(YOUR TASK) All of the data should be repeated exactly; pictures are not part of the copy.
═════ GIVEN MATERIAL
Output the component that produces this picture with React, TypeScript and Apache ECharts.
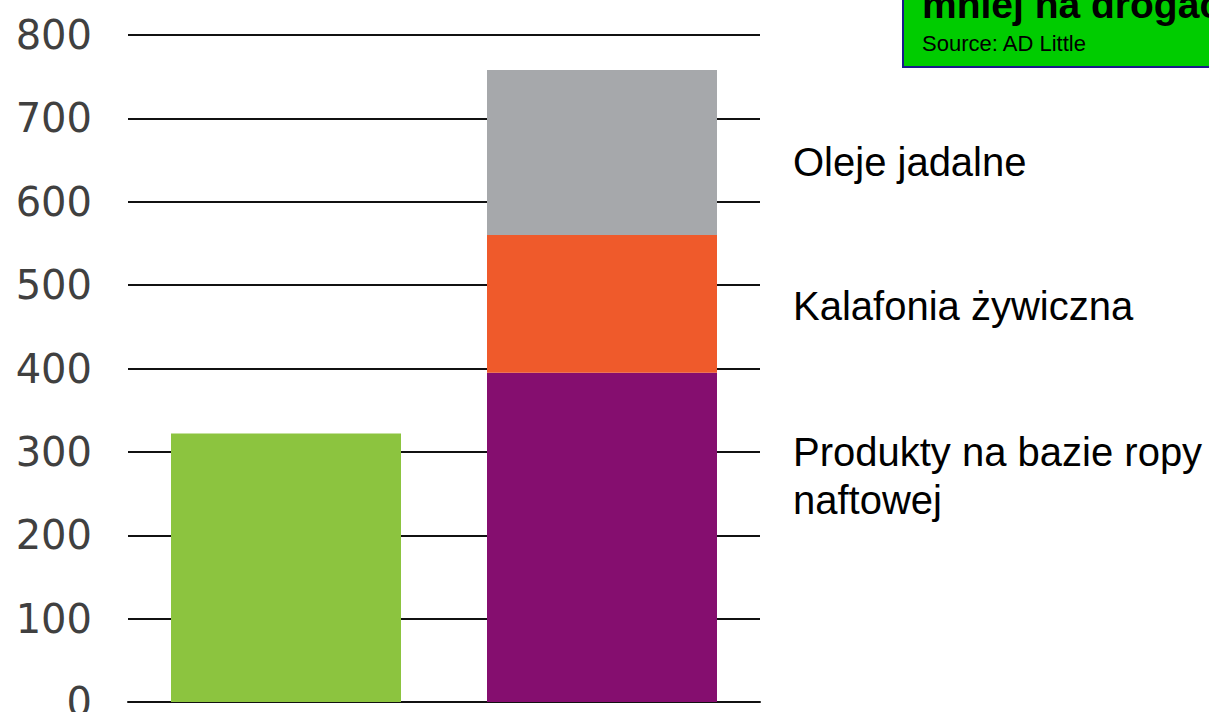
import React, { useEffect, useRef } from "react";
import * as echarts from "echarts";

const categories = ["A", "B"];
const greenValues = [322, null];
const purpleValues = [null, 395];
const orangeValues = [null, 165];
const grayValues = [null, 198];
const legendLabels = ["Oleje jadalne", "Kalafonia żywiczna", "Produkty na bazie ropy\nnaftowej"];

export default function App() {
  const ref = useRef<HTMLDivElement>(null);
  useEffect(() => {
    document.body.style.margin = "0";
    const chart = echarts.init(ref.current!, null, { renderer: "svg" });
    const mk = (name: string, data: any[], color: string) => ({
      name,
      type: "bar",
      stack: "s",
      barWidth: 230,
      data,
      itemStyle: { color },
    });
    chart.setOption({
      animation: false,
      backgroundColor: "#ffffff",
      grid: { left: 128, right: 449, top: 35, bottom: 10, containLabel: false, outerBoundsMode: "none" },
      xAxis: {
        type: "category",
        data: categories,
        axisLine: { lineStyle: { color: "#111", width: 2 } },
        axisTick: { show: false },
        axisLabel: { show: false },
      },
      yAxis: {
        type: "value",
        min: 0,
        max: 800,
        interval: 100,
        axisLine: { show: false },
        axisTick: { show: false },
        splitLine: { lineStyle: { color: "#111", width: 2 } },
        axisLabel: {
          margin: 36,
          color: "#404040",
          fontFamily: "DejaVu Sans",
          fontSize: 40,
        },
      },
      series: [
        mk("green", greenValues, "#8cc43f"),
        mk(legendLabels[2], purpleValues, "#850e6f"),
        mk(legendLabels[1], orangeValues, "#ef5a2b"),
        mk(legendLabels[0], grayValues, "#a6a8ab"),
      ],
      graphic: [
        {
          type: "text",
          x: 793,
          y: 162,
          style: { text: legendLabels[0], font: "40px 'Liberation Sans'", fill: "#000", verticalAlign: "middle" },
        },
        {
          type: "text",
          x: 793,
          y: 306,
          style: { text: legendLabels[1], font: "40px 'Liberation Sans'", fill: "#000", verticalAlign: "middle" },
        },
        {
          type: "text",
          x: 793,
          y: 476,
          style: { text: legendLabels[2], font: "40px 'Liberation Sans'", fill: "#000", lineHeight: 48, verticalAlign: "middle" },
        },
        {
          type: "rect",
          shape: { x: 903, y: -10, width: 320, height: 77 },
          style: { fill: "#00cc00", stroke: "#1a1a8c", lineWidth: 2 },
        },
        {
          type: "text",
          x: 922,
          y: 4,
          style: {
            text: "mniej na drogach",
            font: "bold 39px 'Liberation Sans'",
            fill: "#000",
            verticalAlign: "middle",
          },
        },
        {
          type: "text",
          x: 922,
          y: 43,
          style: {
            text: "Source: AD Little",
            font: "22px 'Liberation Sans'",
            fill: "#000",
            verticalAlign: "middle",
          },
        },
      ],
    });
    return () => chart.dispose();
  }, []);
  return <div ref={ref} style={{ width: 1209, height: 712 }} />;
}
══════════
(RIGHT ANSWER)
Output the component that produces this picture with React, TypeScript and Apache ECharts.
import React, { useEffect, useRef } from "react";
import * as echarts from "echarts";

const categories = ["A", "B"];
const greenValues = [322, null];
const purpleValues = [null, 395];
const orangeValues = [null, 165];
const grayValues = [null, 198];
const legendLabels = ["Oleje jadalne", "Kalafonia żywiczna", "Produkty na bazie ropy\nnaftowej"];

export default function App() {
  const ref = useRef<HTMLDivElement>(null);
  useEffect(() => {
    document.body.style.margin = "0";
    const chart = echarts.init(ref.current!, null, { renderer: "svg" });
    const mk = (name: string, data: any[], color: string) => ({
      name,
      type: "bar",
      stack: "s",
      barWidth: 230,
      data,
      itemStyle: { color },
    });
    chart.setOption({
      animation: false,
      backgroundColor: "#ffffff",
      grid: { left: 128, right: 449, top: 35, bottom: 10, containLabel: false, outerBoundsMode: "none" },
      xAxis: {
        type: "category",
        data: categories,
        axisLine: { lineStyle: { color: "#111", width: 2 } },
        axisTick: { show: false },
        axisLabel: { show: false },
      },
      yAxis: {
        type: "value",
        min: 0,
        max: 800,
        interval: 100,
        axisLine: { show: false },
        axisTick: { show: false },
        splitLine: { lineStyle: { color: "#111", width: 2 } },
        axisLabel: {
          margin: 36,
          color: "#404040",
          fontFamily: "DejaVu Sans",
          fontSize: 40,
        },
      },
      series: [
        mk("green", greenValues, "#8cc43f"),
        mk(legendLabels[2], purpleValues, "#850e6f"),
        mk(legendLabels[1], orangeValues, "#ef5a2b"),
        mk(legendLabels[0], grayValues, "#a6a8ab"),
      ],
      graphic: [
        {
          type: "text",
          x: 793,
          y: 162,
          style: { text: legendLabels[0], font: "40px 'Liberation Sans'", fill: "#000", verticalAlign: "middle" },
        },
        {
          type: "text",
          x: 793,
          y: 306,
          style: { text: legendLabels[1], font: "40px 'Liberation Sans'", fill: "#000", verticalAlign: "middle" },
        },
        {
          type: "text",
          x: 793,
          y: 476,
          style: { text: legendLabels[2], font: "40px 'Liberation Sans'", fill: "#000", lineHeight: 48, verticalAlign: "middle" },
        },
        {
          type: "rect",
          shape: { x: 903, y: -10, width: 320, height: 77 },
          style: { fill: "#00cc00", stroke: "#1a1a8c", lineWidth: 2 },
        },
        {
          type: "text",
          x: 922,
          y: 4,
          style: {
            text: "mniej na drogach",
            font: "bold 39px 'Liberation Sans'",
            fill: "#000",
            verticalAlign: "middle",
          },
        },
        {
          type: "text",
          x: 922,
          y: 43,
          style: {
            text: "Source: AD Little",
            font: "22px 'Liberation Sans'",
            fill: "#000",
            verticalAlign: "middle",
          },
        },
      ],
    });
    return () => chart.dispose();
  }, []);
  return <div ref={ref} style={{ width: 1209, height: 712 }} />;
}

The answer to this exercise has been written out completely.